### Prompt:
Please return nothing but the lines between the line holding "Give me the" and the line holding "Chart.register(...registerables);", both ends included, without the pictures.

* Start Given information *

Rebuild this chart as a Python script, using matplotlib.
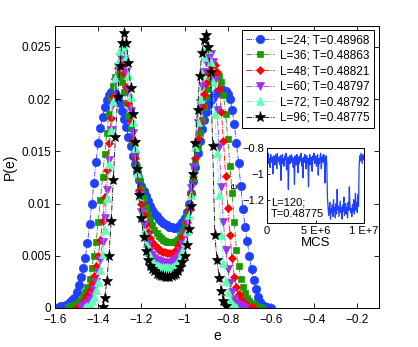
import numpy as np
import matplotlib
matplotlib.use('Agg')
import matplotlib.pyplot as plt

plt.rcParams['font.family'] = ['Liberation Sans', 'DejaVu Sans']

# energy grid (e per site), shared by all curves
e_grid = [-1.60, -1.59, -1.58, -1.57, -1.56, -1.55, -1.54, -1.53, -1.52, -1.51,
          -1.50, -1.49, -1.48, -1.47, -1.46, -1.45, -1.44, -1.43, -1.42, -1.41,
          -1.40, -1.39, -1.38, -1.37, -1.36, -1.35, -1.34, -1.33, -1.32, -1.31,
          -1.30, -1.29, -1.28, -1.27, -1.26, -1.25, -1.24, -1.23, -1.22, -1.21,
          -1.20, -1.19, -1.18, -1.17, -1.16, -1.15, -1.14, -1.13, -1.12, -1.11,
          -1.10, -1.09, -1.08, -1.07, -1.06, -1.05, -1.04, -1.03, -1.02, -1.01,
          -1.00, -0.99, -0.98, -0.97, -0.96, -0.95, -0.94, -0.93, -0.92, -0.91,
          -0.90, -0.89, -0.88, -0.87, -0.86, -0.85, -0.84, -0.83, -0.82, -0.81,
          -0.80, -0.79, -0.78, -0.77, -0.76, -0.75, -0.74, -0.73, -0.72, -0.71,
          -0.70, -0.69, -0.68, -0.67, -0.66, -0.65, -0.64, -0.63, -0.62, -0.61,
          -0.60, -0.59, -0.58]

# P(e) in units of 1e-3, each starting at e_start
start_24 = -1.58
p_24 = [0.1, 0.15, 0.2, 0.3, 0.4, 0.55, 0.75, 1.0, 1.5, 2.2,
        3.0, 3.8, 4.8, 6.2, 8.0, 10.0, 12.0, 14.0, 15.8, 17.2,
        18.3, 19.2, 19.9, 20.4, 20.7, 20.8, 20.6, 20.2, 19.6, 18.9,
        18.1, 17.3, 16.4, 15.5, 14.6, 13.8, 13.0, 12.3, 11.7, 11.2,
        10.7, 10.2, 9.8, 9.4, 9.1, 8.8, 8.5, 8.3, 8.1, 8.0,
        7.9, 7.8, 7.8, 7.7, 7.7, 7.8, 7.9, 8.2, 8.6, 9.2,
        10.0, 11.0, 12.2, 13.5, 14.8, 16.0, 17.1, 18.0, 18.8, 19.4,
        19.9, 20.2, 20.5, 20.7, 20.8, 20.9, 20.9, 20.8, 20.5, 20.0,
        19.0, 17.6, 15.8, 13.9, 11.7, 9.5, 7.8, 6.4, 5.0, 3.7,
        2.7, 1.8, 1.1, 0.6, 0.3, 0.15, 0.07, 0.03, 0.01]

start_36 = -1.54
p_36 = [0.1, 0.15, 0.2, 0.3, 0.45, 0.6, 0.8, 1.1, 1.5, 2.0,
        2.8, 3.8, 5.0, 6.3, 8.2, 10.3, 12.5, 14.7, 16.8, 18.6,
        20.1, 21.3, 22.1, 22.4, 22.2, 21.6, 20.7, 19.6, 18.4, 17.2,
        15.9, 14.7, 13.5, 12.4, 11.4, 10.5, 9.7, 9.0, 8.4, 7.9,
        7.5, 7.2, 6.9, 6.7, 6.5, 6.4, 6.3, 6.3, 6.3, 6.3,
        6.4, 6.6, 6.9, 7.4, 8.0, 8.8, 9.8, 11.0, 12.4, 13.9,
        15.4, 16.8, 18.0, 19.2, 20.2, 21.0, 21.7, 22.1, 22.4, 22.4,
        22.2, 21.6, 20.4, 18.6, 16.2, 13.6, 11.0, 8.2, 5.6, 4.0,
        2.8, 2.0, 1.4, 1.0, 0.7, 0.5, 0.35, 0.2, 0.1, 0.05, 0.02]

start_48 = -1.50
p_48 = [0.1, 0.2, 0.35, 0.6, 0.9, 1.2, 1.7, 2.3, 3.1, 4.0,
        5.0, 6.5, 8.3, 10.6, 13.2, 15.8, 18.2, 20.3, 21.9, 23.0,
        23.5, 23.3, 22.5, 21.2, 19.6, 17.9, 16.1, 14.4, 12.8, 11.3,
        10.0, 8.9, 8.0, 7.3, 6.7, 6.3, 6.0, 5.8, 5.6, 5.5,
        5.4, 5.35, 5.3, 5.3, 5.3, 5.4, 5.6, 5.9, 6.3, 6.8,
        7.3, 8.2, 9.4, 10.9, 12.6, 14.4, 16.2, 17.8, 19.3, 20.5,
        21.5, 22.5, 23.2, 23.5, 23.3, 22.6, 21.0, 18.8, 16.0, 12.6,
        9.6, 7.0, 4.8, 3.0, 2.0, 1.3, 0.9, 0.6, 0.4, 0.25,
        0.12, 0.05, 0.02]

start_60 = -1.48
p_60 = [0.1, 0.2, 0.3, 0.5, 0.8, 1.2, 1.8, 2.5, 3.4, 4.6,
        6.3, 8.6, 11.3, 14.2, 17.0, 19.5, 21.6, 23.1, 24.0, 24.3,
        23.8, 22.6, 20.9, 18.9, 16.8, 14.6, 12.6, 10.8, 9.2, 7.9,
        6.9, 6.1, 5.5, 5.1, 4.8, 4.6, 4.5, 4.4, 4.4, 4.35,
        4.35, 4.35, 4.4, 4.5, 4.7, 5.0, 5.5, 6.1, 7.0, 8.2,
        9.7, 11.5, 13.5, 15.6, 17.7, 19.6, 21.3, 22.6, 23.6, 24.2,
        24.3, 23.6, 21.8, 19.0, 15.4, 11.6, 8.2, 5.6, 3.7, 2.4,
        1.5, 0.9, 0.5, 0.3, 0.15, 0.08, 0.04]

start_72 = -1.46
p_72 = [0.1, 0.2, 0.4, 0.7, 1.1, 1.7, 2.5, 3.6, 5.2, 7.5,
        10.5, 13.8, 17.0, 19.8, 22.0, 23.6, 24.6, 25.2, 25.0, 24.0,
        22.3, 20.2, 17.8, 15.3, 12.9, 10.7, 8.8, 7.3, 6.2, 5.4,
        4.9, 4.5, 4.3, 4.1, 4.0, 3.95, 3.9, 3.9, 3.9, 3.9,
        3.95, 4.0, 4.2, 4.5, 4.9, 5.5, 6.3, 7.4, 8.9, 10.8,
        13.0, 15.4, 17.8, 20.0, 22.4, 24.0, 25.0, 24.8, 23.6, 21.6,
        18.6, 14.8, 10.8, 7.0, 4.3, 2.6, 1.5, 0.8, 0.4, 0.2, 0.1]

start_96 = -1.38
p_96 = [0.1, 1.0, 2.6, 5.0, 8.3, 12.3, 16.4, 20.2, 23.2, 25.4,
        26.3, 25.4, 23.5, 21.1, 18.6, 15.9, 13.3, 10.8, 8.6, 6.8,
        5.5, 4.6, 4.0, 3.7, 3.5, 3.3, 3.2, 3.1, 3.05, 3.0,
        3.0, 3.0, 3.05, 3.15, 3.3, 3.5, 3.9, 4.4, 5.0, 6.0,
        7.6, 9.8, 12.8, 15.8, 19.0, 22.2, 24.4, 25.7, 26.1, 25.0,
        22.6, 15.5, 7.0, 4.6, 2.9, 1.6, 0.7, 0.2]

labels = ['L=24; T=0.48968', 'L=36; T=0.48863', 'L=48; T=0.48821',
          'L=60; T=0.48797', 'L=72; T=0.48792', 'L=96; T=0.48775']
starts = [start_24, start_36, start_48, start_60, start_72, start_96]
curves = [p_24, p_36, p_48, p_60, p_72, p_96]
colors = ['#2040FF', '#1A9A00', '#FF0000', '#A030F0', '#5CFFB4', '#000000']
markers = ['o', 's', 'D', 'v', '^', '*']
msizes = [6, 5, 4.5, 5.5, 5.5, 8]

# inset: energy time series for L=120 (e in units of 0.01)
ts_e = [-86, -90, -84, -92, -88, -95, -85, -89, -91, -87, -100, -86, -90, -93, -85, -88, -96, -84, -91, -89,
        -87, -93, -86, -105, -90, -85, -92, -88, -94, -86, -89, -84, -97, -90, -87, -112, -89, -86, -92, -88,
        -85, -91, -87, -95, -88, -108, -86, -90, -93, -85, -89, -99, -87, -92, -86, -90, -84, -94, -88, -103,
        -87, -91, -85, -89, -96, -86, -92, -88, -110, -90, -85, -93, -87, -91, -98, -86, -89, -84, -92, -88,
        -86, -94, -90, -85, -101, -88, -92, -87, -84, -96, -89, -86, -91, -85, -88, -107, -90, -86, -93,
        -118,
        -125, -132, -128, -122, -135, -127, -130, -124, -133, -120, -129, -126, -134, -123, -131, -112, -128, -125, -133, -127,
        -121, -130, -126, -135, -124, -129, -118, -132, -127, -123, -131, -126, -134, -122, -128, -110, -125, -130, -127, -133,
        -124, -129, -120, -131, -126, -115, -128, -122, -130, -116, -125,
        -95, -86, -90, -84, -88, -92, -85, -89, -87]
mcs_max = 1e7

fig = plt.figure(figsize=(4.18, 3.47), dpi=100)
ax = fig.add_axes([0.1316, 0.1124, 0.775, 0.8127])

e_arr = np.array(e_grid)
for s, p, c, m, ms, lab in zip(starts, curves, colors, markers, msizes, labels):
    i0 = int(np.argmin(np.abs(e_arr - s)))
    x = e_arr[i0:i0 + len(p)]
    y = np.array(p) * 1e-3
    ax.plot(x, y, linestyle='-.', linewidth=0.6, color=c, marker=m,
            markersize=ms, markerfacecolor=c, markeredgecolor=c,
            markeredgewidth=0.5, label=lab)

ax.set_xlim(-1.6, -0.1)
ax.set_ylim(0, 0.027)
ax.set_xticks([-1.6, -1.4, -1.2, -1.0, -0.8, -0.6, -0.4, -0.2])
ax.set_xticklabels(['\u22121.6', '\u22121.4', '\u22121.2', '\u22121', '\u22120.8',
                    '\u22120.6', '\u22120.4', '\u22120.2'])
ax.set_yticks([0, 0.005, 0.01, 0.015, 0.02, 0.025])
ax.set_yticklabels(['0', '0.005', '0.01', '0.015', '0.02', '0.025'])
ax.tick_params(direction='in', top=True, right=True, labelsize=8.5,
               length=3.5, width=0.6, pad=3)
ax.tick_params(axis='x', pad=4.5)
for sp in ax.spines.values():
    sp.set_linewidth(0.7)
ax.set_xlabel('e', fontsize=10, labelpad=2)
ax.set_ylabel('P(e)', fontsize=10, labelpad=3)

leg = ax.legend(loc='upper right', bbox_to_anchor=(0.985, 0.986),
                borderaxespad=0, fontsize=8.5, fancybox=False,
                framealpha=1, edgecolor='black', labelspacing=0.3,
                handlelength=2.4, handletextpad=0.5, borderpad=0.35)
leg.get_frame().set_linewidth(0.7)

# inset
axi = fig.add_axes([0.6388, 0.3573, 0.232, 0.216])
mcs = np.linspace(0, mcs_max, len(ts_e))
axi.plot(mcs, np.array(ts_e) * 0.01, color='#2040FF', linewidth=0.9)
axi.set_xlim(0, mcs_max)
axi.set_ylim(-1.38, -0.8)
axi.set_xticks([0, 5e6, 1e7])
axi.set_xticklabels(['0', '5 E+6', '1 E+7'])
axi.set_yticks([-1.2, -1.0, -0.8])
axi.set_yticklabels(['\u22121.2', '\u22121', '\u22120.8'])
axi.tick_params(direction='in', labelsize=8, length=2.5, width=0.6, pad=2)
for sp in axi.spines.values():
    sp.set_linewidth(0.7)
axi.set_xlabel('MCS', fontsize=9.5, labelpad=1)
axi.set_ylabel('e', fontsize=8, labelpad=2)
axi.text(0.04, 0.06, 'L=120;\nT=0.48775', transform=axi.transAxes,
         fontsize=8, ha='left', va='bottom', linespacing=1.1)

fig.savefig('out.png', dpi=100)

* End Given information *
* Start Given information *

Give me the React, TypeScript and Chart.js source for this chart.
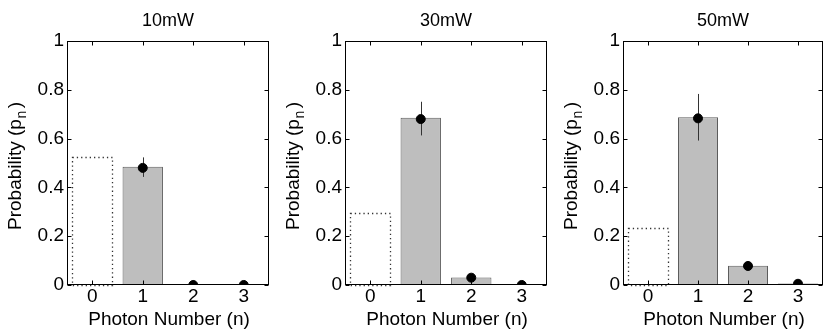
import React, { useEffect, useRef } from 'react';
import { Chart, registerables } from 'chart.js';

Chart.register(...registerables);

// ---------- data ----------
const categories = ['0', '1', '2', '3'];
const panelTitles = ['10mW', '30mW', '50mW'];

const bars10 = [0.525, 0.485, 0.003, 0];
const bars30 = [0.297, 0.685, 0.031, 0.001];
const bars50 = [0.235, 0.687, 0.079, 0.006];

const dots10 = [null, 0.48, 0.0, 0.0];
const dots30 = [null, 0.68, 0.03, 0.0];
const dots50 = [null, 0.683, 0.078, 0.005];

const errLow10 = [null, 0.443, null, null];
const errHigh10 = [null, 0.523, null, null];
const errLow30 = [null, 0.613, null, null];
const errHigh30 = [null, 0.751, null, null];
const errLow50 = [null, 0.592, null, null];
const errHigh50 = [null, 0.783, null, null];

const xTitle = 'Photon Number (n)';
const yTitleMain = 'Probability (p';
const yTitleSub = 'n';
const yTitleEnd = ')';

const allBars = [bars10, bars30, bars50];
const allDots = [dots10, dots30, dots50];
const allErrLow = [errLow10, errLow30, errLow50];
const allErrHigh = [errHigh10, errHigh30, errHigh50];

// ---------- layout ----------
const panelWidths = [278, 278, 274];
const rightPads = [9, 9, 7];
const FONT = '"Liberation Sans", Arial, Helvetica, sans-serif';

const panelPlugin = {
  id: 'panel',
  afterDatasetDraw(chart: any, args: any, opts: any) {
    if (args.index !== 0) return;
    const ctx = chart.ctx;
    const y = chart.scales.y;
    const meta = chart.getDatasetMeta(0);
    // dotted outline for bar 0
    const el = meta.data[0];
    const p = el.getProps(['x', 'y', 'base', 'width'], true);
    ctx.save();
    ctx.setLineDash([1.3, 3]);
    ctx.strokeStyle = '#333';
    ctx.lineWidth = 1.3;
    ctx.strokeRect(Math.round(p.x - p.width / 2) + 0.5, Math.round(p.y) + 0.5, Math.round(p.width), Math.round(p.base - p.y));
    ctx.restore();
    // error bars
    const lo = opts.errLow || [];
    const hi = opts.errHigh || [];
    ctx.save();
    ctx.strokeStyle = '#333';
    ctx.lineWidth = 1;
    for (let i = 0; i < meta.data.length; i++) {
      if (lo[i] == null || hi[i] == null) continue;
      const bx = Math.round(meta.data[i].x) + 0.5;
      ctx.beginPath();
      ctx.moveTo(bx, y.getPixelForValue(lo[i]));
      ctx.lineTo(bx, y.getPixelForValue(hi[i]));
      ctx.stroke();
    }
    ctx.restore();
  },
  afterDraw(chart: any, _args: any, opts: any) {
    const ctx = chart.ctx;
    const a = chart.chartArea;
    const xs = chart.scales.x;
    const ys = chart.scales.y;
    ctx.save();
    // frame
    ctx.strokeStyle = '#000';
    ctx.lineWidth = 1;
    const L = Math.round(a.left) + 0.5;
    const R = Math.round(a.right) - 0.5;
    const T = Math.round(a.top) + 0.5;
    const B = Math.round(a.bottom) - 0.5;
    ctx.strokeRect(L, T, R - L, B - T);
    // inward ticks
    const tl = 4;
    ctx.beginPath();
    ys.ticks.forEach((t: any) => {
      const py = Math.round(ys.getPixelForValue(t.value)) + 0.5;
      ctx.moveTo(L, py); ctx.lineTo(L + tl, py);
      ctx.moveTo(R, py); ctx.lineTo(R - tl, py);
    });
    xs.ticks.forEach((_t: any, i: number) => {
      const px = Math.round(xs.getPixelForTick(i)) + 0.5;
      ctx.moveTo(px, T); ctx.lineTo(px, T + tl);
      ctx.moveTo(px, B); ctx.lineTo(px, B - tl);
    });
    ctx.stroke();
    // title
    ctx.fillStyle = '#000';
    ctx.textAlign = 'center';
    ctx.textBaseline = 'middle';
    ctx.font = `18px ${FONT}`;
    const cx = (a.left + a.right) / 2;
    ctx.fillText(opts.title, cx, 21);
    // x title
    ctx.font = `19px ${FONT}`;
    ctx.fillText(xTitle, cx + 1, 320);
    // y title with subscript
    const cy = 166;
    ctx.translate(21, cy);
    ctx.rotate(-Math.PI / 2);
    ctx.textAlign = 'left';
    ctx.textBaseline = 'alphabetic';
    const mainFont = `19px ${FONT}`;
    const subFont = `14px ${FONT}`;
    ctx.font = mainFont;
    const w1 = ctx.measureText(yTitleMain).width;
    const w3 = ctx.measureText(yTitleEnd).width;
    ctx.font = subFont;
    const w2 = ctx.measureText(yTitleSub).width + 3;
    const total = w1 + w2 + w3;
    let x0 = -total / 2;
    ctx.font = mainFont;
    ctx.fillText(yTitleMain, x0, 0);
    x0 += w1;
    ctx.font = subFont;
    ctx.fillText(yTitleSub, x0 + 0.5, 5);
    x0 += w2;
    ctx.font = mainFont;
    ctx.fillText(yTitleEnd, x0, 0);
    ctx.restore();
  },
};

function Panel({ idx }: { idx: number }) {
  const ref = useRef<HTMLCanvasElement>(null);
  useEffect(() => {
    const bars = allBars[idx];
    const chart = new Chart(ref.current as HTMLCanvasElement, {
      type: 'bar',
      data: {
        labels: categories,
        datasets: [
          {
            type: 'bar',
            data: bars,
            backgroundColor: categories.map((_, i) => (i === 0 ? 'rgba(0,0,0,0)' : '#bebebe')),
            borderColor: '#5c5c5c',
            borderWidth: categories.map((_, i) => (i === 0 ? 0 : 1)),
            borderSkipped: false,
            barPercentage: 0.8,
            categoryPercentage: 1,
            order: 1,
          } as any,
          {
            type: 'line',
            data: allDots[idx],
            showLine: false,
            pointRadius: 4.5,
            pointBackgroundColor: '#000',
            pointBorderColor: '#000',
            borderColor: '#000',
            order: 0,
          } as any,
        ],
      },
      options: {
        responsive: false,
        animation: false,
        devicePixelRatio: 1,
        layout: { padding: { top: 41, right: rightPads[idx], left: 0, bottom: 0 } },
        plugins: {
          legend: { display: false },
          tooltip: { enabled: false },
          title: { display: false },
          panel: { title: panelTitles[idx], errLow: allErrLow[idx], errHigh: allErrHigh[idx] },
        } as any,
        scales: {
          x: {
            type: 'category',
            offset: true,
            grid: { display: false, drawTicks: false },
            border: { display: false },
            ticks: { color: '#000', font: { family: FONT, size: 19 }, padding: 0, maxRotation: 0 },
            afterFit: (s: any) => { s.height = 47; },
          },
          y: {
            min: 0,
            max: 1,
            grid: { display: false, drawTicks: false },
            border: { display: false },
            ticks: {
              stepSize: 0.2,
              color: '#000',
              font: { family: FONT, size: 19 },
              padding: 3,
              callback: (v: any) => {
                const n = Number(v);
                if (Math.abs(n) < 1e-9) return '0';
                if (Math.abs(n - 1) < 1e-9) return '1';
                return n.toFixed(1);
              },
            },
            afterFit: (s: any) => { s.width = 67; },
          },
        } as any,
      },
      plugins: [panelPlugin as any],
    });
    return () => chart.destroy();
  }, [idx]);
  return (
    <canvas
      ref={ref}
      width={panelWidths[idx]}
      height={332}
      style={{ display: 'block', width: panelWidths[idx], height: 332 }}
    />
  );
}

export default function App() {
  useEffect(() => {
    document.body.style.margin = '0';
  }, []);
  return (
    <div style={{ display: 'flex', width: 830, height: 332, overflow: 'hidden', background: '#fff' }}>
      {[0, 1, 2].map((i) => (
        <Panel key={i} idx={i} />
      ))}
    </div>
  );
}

* End Given information *
* Start Given information *

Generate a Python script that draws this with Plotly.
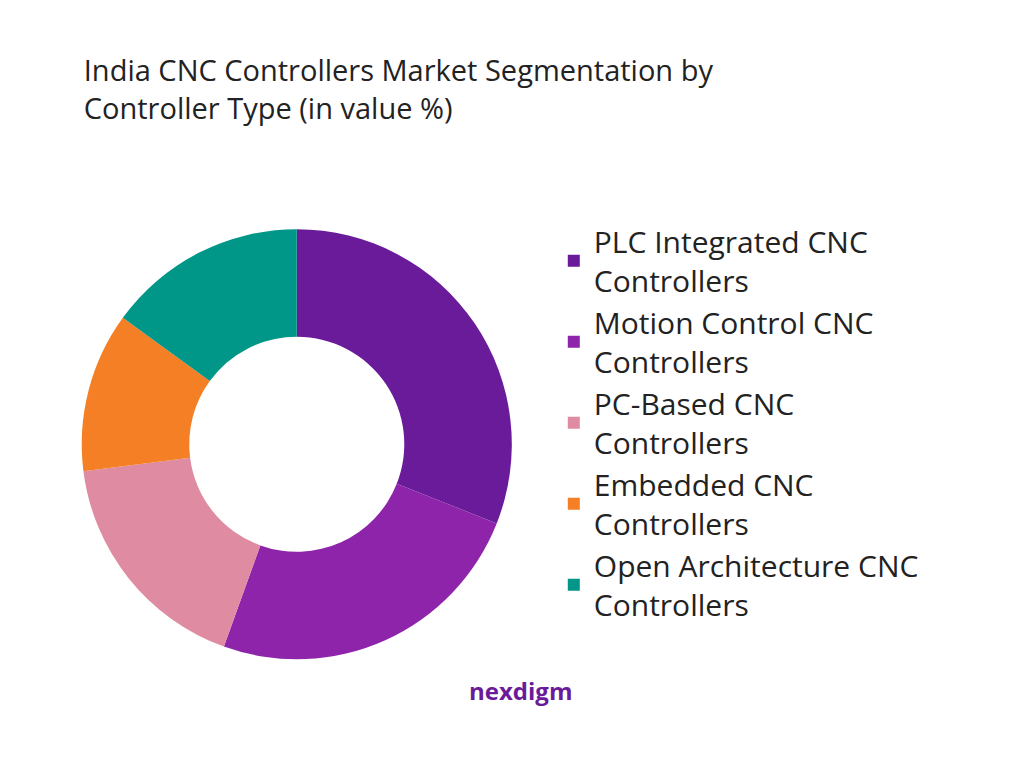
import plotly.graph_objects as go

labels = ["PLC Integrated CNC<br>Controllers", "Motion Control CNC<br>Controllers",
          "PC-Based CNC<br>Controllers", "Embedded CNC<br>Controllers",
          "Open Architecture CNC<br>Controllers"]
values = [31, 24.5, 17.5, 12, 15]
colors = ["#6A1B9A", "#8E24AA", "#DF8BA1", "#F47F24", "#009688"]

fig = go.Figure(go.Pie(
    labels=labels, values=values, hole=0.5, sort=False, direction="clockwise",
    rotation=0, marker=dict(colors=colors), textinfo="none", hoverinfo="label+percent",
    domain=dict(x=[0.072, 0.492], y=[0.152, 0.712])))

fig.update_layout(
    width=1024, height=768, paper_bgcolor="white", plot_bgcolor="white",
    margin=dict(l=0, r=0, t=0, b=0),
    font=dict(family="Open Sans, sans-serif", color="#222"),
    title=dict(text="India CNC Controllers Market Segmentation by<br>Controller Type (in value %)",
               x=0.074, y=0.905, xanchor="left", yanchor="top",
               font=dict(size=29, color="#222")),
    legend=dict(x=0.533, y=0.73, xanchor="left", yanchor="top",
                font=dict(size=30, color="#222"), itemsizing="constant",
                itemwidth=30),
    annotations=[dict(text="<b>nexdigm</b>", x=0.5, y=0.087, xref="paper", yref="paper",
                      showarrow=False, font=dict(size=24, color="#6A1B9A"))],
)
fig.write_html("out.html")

* End Given information *

### Result below:
Give me the React, TypeScript and Chart.js source for this chart.
import React, { useEffect, useRef } from 'react';
import { Chart, registerables } from 'chart.js';

Chart.register(...registerables);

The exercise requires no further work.